US-India Relations in the Trump Era: Last Bipartisan Scraps in Washington?
Any objective observation of Washington in 2017 reveals a cross-aisle dysfunction and hatred which have risen to legendary levels even by the swamp’s constipated standards over the Potomac River of time. The word ‘bipartisanship’ is now a cruel joke, and most Americans don’t even remember what that word even means. It’s not our fault. Whether it’s immigration, law enforcement, healthcare, taxes, foreign policy, women’s rights, or education. agreement between Republicans and Democrats- voters or politicians- on any major issue not only doesn’t exist, it isn’t even allowed by party leadership. The partisan wounds have had their scabs ripped off.
The shooting of a sitting Congressman at a softball game, a tragedy which should have brought Americans together, instead predictably devolved into a partisan Mexican standoff between the gunfuckers and gun control advocates. Quaint 20th century stories circulate about genteel lawmakers from both parties sharing shrimp salad and a scotch with their spouses, and we laugh at those hazy Washington recollections as they fade from institutional memory.
Yet there is one area on which the sides are in complete agreement, even lockstep (shockingly). It also so happens to be the area of my expertise. Yes, improving US-India relations is today a bipartisan priority- and probably the only bipartisan priority we can manage to come up with. Democrats, Republicans. Governors, Representatives, Senators, Trump, Pelosi, Ryan, McConnell, Sanders, Tillerson, and Schumer all agree that India should be a better friend. Even Nikki Haley stumbled into a good idea, by advocating India’s permanent entry onto the UN Security Council. US politicians are falling over themselves to say nice things about India. As did Obama and his entire cabinet. Trump has repeated the mantra of India’s friendship himself.

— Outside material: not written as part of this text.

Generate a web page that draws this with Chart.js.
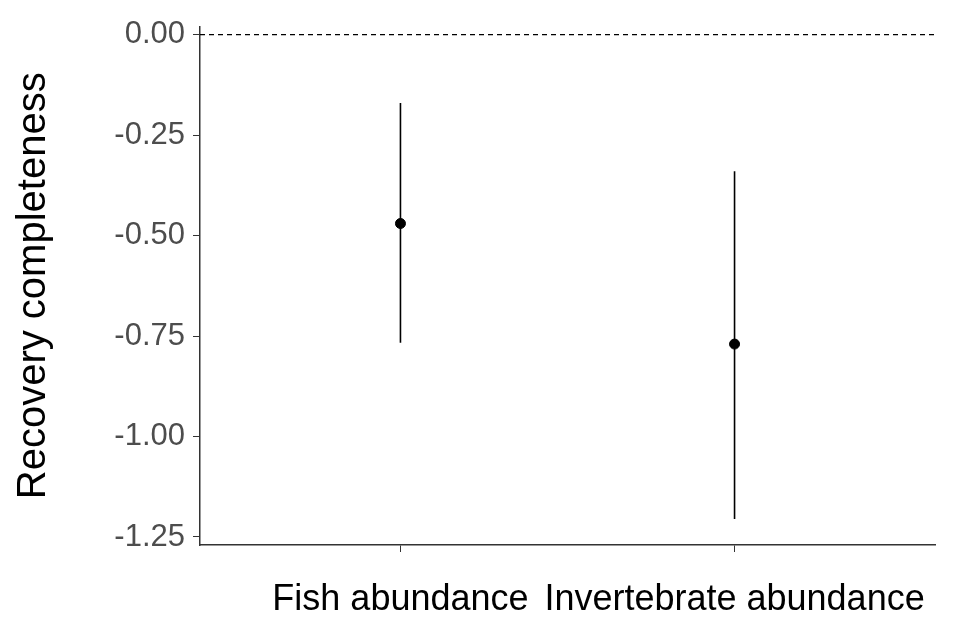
<!DOCTYPE html>
<html><head><meta charset="utf-8">
<script src="https://cdn.jsdelivr.net/npm/chart.js@4"></script>
<style>body{margin:0;background:#fff}#wrap{width:977px;height:620px}</style>
</head><body><div id="wrap"><canvas id="c"></canvas></div>
<script>
const categories = ['Fish abundance', 'Invertebrate abundance'];
const estimate = [-0.47, -0.77];
const lower = [-0.767, -1.205];
const upper = [-0.17, -0.34];
const yTicks = [0, -0.25, -0.5, -0.75, -1.0, -1.25];

const datasets = [{
  data: [{x: 0.4, y: 0}, {x: 2.6, y: 0}],
  borderColor: '#000', borderWidth: 1.3, borderDash: [5, 4], pointRadius: 0, showLine: true
}];
categories.forEach((c, i) => {
  datasets.push({
    data: [{x: i + 1, y: lower[i]}, {x: i + 1, y: upper[i]}],
    borderColor: '#000', borderWidth: 1.6, pointRadius: 0, showLine: true
  });
});
datasets.push({
  data: estimate.map((v, i) => ({x: i + 1, y: v})),
  backgroundColor: '#000', borderColor: '#000', pointRadius: 5, showLine: false
});

new Chart(document.getElementById('c'), {
  type: 'scatter',
  data: { datasets },
  options: {
    responsive: true, maintainAspectRatio: false, animation: false,
    layout: { padding: { top: 0, right: 42, left: 6, bottom: 0 } },
    plugins: { legend: { display: false }, tooltip: { enabled: false } },
    scales: {
      x: {
        type: 'linear', min: 0.4, max: 2.6,
        afterBuildTicks: s => { s.ticks = [{value: 1}, {value: 2}]; },
        afterFit: s => { s.height = 75; },
        ticks: { callback: v => categories[v - 1], color: '#000', font: { family: 'Liberation Sans', size: 36 }, padding: 26, maxRotation: 0 },
        grid: { drawOnChartArea: false, tickLength: 7, color: '#333' },
        border: { color: '#333', width: 1.5 }
      },
      y: {
        min: -1.27, max: 0.02,
        afterBuildTicks: s => { s.ticks = yTicks.map(v => ({value: v})); },
        afterFit: s => { s.width = 194; },
        ticks: { callback: v => v.toFixed(2), color: '#4d4d4d', font: { family: 'Liberation Sans', size: 31 }, padding: 8 },
        grid: { drawOnChartArea: false, tickLength: 7, color: '#333' },
        border: { color: '#333', width: 1.5 },
        title: { display: true, text: 'Recovery completeness', color: '#000', font: { family: 'Liberation Sans', size: 40 }, padding: { bottom: 6 } }
      }
    }
  }
});
</script></body></html>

It’s not hard to see why. A closer relationship with India is critical for America’s corporations, national defense, anti-piracy counter-terrorism efforts, immigrant diaspora, universities, and balancing against China. Trump, who is on a mission to crush all other aspects of Obama’s legacy at all costs, has embraced Indian Prime Minister just as Obama did.
There are several factors at play making the current environment conducive to closer ties. Chinese saber-rattling. Modi’s open arms to both US political parties and all corporations. US exasperation with a failing Pakistani state. A crumbling Europe.
The situation with all other friends is much more fluid: Trump has bashed Australia and Mexico, distrusts Germany, is jealous of Canada’s Justin Trudeau, has a bizarre male-dominance complex with France’s Macron as demonstrated by creepy handshake rituals. He is afraid to visit the UK, the indispensable US ally, because they will protest him there. Meanwhile, relationships with China, Russia, Iran, North Korea, and Saudi Arabia are all over the map- from inexplicable, to chaotic, to bipolar schizophrenic level dangerous, and worse.
The only functional and steady bilateral and bipartisan relationship in Trump’s America is with India. There’s a bipartisan agenda of substance, as demonstrated by Malabar 2017, the largest US-India-Japn trilateral naval exercise ever conducted. And this scrap is the last uneaten morsel left on the table of bipartisanship after the attack dogs have ravaged all else. This is a good thing.